Differencing alone does not remove all sources of spurious correlation.

Especially, if you are looking for Lead-Lag relationships, differencing is like cleaning your glasses with a dirty rag, because it helps a bit, but the streaks (autocorrelation) are still there.

This is where prewhitening enters the picture and why understanding the difference between differencing and prewhitening matters if you want to avoid false conclusions.

The core problem: time series lie to you

Financial time series have three properties that constantly mislead standard statistics:

  1. Autocorrelation
    Today’s return is often related to yesterday’s return.
  2. Persistence
    Trends, regimes, and volatility clusters last for long periods.
  3. Common structure across assets
    Many assets move together due to market-wide forces, not genuine relationships.

If you ignore these, correlations, even on a differenced series can look meaningful when they’re not.

Differencing: The blunt Instrument

Differencing only removes the Trend. It answers the question: “Is the price going up or down?” However, it ignores the “echoes” in the data. If a stock has a habit of rising for three days straight every time it gains 1% (autocorrelation), differencing won’t remove that habit. Those echoes will bleed into your correlation and give you a “fake” signal.

Therefore differencing;

  • removes unit roots
  • makes the series more stationary
  • eliminates obvious trend-induced spurious correlation

But what it doesn’t do is;

  • returns can still be autocorrelated
  • volatility clusters remain
  • two assets can share similar time-series dynamics

As a result correlations in returns may still arise from shared structure, not from any true economic relationship.

Differencing removes trends, but not predictability.

Prewhitening: The Surgical Scalpel

Prewhitening is differencing’s smarter older brother.

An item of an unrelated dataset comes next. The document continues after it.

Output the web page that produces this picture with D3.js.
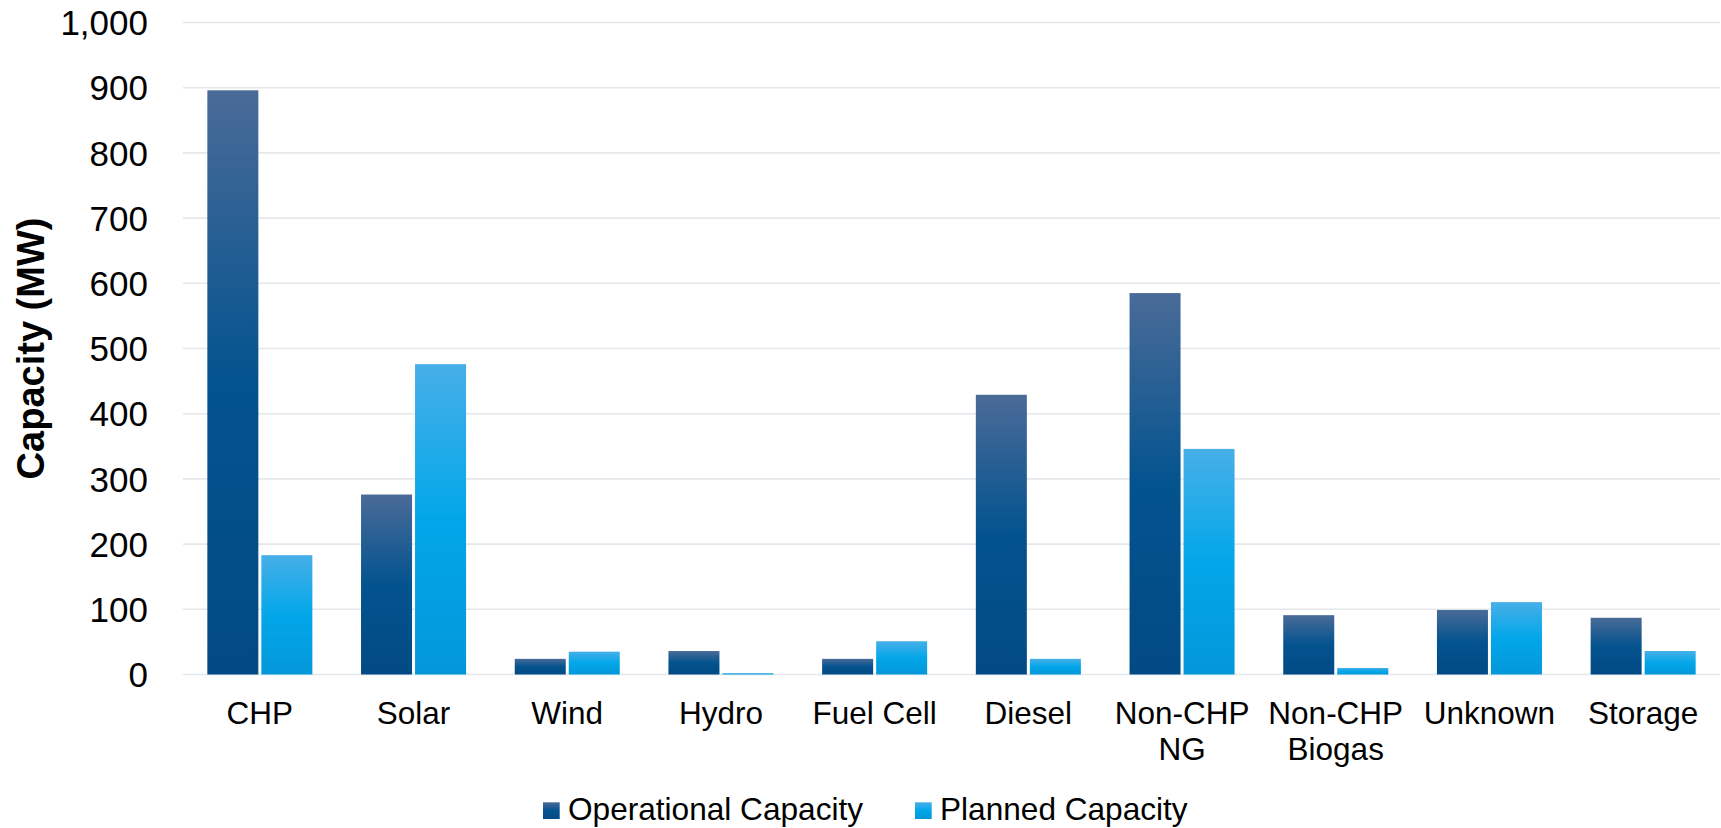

It doesn’t just remove the trend; it identifies the stock’s unique “personality” (using an ARIMA model) and removes it entirely.

  • Differencing removes the direction.
  • Prewhitening removes the direction AND the memory.

What you are left with is White Noise, the pure, unpredictable shocks that represent brand-new information hitting the market.

What remains after removing everything predictable from the series’ own past.

These residuals are called innovations or shocks.

Why prewhitening matters for correlation analysis

Suppose two stocks both have:

  • mild momentum
  • volatility clustering
  • similar trading rhythms

They may look correlated even if there is no information flow between them.

Prewhitening removes those internal patterns, so that any remaining correlation reflects new information, not shared habits.

A simple analogy

Think of two people walking on a moving walkway at an airport.

  • Differencing removes the walkway’s motion
  • Prewhitening removes each person’s walking rhythm

If you only remove the walkway, they may still appear to move together because they both walk at a steady pace.

Only after removing both do you see whether they are actually reacting to each other.

When to use what?

When to use differencing

  • Forecasting prices or returns
  • Building ARIMA / GARCH models
  • Computing volatility
  • Running simple correlations
  • Backtesting trading strategies
  • Doing portfolio optimization

When to use Prewhitenning

  • Testing lead–lag relationships
  • Studying information flow
  • Claiming one asset influences another
  • Writing research or blogs
  • Doing causality or spillover analysis
  • Interpreting correlations economically

Bottom Line

Differencing cleans the data.
Prewhitening cleans the inference.

If you skip prewhitening, you may still get results but you won’t know whether they come from information or illusion.

In financial time series, that distinction is everything.